Na verdade, a Gabriela partiu, mas não estou certo de que tenha morrido, porque o que nos deixou é vida, sede e fome de fazer. A Gabriela é um convite à celebração da vida, mesmo quando a vida é brutal e nos esmaga o entendimento; ela ficará como um ícone da juventude, da beleza, que nos faz, apesar de todas as monstruosidades, querer arriscar pelo caminho do bem.
2. Uma dor sem nome
Não conseguimos imaginar a dor de quem perde um filho. É o impossível a acontecer. É sempre impossível quando um pai ou uma mãe perdem um filho. Não há palavras para descrever a morte de um filho por nos ser impossível imaginá-las. Um filho pode perder os seus pais, e sabemos que existe uma palavra para o definir: órfão.Mas quando uma mãe ou um pai veem o seu filho partir, não há palavras para o expressar por nada existir para lá do inominável abismo e do horror absoluto. Como imaginar a dor daqueles que dizem, dia após dia, em refrão: está frio, leva o casaco; manda mensagem quando chegares; está mau tempo, toma cuidado; depois diz-me como correu; estás bem? eu avisei-te; o almoço está pronto; deixa-me ver isso; não quero que venhas tarde; não dormi enquanto não chegaste; parabéns; adoro-te.
Hoje, abraçamos a vossa dor. Talvez esta dor - o revés de um parto - seja a que mais questiona a nossa fé. Se Deus é Amor, então porque é que Ele não a salvou? Se Jesus é realmente o Salvador do mundo, então onde é que Ele está neste momento tão angustiante? E o que diz Deus? Que partido toma? De que lado está? Porque é que não Se pronuncia?
Quem sofre pela perda tem direito a estes gritos. Não são blasfémias. Aliás, podem ser autênticas orações. Deus, em Jesus Cristo, vem ao nosso encontro, sente as nossas dores e acompanha-nos amorosamente no nosso sofrimento. A Gabriela, a quem muito amamos, será transfigurada pelo amor que Deus é. Todos os dias devíamos rezar com ela, convocá-la para a nossa vida para não nos perdermos dela, pois ela nunca se perderá de nós. Como não recordar intensamente o seu riso, os seus gestos, a sua ternura, o seu rosto, as suas palavras e desejos?

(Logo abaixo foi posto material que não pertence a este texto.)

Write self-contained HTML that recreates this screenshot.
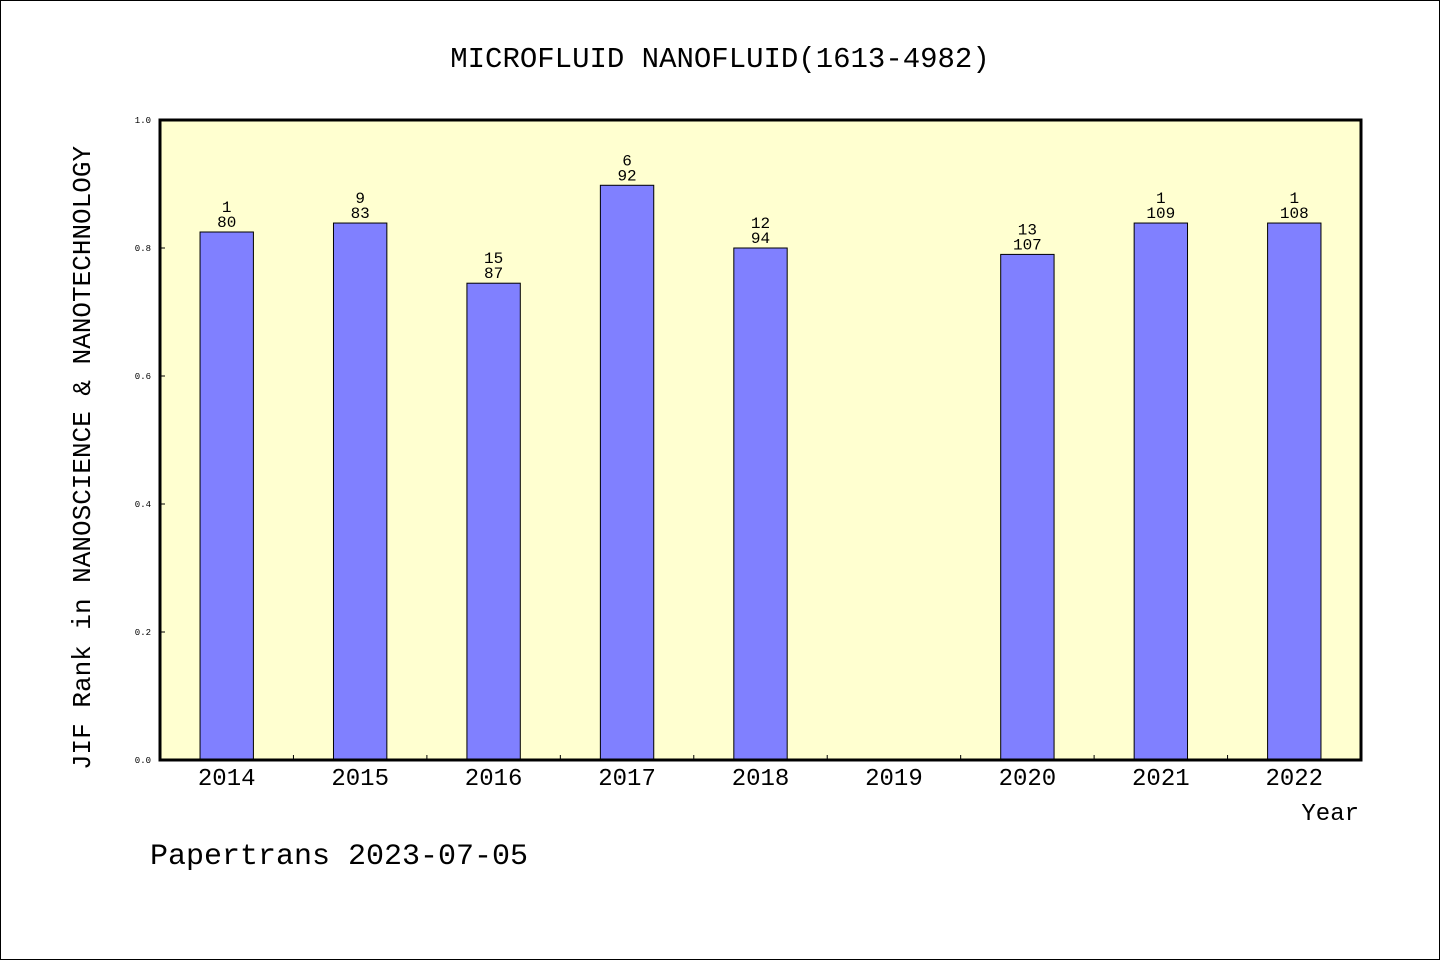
<!DOCTYPE html>
<html><head><meta charset="utf-8"><style>
html,body{margin:0;padding:0;background:#fff}
svg{display:block}
text{font-family:"Liberation Mono","WenQuanYi Zen Hei",monospace;fill:#000}
</style></head><body>
<svg id="chart" width="1440" height="960" viewBox="0 0 1440 960" xmlns="http://www.w3.org/2000/svg">
<rect x="0.5" y="0.5" width="1439" height="959" fill="#fff" stroke="#000"/>
<text x="720" y="67" font-size="29" text-anchor="middle">MICROFLUID NANOFLUID(1613-4982)</text>
<rect x="160" y="120" width="1201" height="640" fill="#ffffd0"/>
<g id="bars"></g>
<g id="axes"></g>
<rect x="160" y="120" width="1201" height="640" fill="none" stroke="#000" stroke-width="3"/>
<text transform="translate(90,458) rotate(-90)" font-size="26" text-anchor="middle">JIF Rank in NANOSCIENCE &amp; NANOTECHNOLOGY</text>
<text x="1359" y="820" font-size="24" text-anchor="end">Year</text>
<text x="150" y="864" font-size="30">Papertrans 2023-07-05</text>
</svg>
<script>
const categories=["2014","2015","2016","2017","2018","2019","2020","2021","2022"];
const values=[0.825,0.839,0.745,0.898,0.800,null,0.790,0.839,0.839];
const ranks=["1","9","15","6","12","","13","1","1"];
const totals=["80","83","87","92","94","","107","109","108"];
const yTicks=[0,0.2,0.4,0.6,0.8,1.0];
const NS="http://www.w3.org/2000/svg";
const X0=160,X1=1361,Y0=760,Y1=120;
const slot=(X1-X0)/categories.length;
const xc=i=>X0+slot*(i+0.5);
const y=v=>Y0-(v/1.0)*(Y0-Y1);
function mk(tag,attrs,parent){const e=document.createElementNS(NS,tag);for(const k in attrs)e.setAttribute(k,attrs[k]);parent.appendChild(e);return e;}
const bars=document.getElementById('bars'),axes=document.getElementById('axes');
const bw=slot*0.4;
categories.forEach((c,i)=>{
  const v=values[i];
  if(v!==null){
    const r=mk('rect',{x:xc(i)-bw/2,y:y(v),width:bw,height:Y0-y(v),fill:'#8080ff',stroke:'#000','stroke-width':1},bars);
    
    
    const t1=mk('text',{x:xc(i),y:y(v)-20,'font-size':16,'text-anchor':'middle'},bars);
    t1.textContent=ranks[i];
    
    
    const t2=mk('text',{x:xc(i),y:y(v)-5,'font-size':16,'text-anchor':'middle'},bars);
    t2.textContent=totals[i];
    
    
  }
  const tl=mk('text',{x:xc(i),y:785,'font-size':24,'text-anchor':'middle'},axes);
  tl.textContent=c;
  
  
  if(i>0){
    const tk=mk('line',{x1:X0+slot*i,x2:X0+slot*i,y1:Y0,y2:Y0-5,stroke:'#000'},axes);
    
    
  }
});
yTicks.forEach(v=>{
  const tk=mk('line',{x1:X0,x2:X0+5,y1:y(v),y2:y(v),stroke:'#000'},axes);
  
  
  const t=mk('text',{x:X0-9,y:y(v)+3,'font-size':9,'text-anchor':'end'},axes);
  t.textContent=v.toFixed(1);
  
  
});
</script>
</body></html>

Deus é Deus dos vivos, não fez a morte (Sb 1, 13-15), e apenas quer que à morte não lhe seja dada a última palavra.
Se Deus existe, e nós acreditamos que sim, a Gabriela está viva, porque aqueles que amamos são para sempre, e não há ausência que apague o Amor. Mais forte que a morte é o Amor. Se Deus existe, e nós acreditamos que sim, a Gabriela, de lenço amarelo ao peito, está viva nas alegrias que derramou em tantas vidas e na memória dos abraços que ninguém pode arrancar de nós. Se Ele existe, e nós acreditamos que sim, a Gabriela está viva nas imagens que dela guardamos no coração e no sorriso com que acolhemos tantas lembranças suas. Está viva porque, quando nós amamos, nós escolhemos que esse alguém fique connosco para sempre.
3. Ajuda-nos a ver-te
Hoje, pequena Gabriela, somos nós a pedir-te: ajuda-nos a ver! Gabriela, ajuda-nos a ver, através do horror da tua partida, os motivos para viver e a urgência de fazer com que a tua vida não morra. Ajuda-nos a ver a luz, e não a escuridão. Ajuda-nos a acreditar que a vida não se esgota neste caminho. Ajuda-nos a ver a esperança e a encontrar um sentido para a nossa própria história. Ajuda-nos a ver a ternura dos abraços, o afeto, a imaginação, o colo materno e paterno da confiança e a arte de recomeçar, tão própria das crianças. Ajuda-nos a ver aquilo que traz cada novo dia, quando ainda se derramam lágrimas pela tua partida. Ajuda-nos, pequena Gabriela, através do teu exemplo, a deixar o mundo um pouco melhor do que ele é, enquanto aqui estamos.
A todos os que vivem esta dor, abraço-vos e agradeço-vos por serdes tanto; mesmo tendo perdido tudo, é tanto.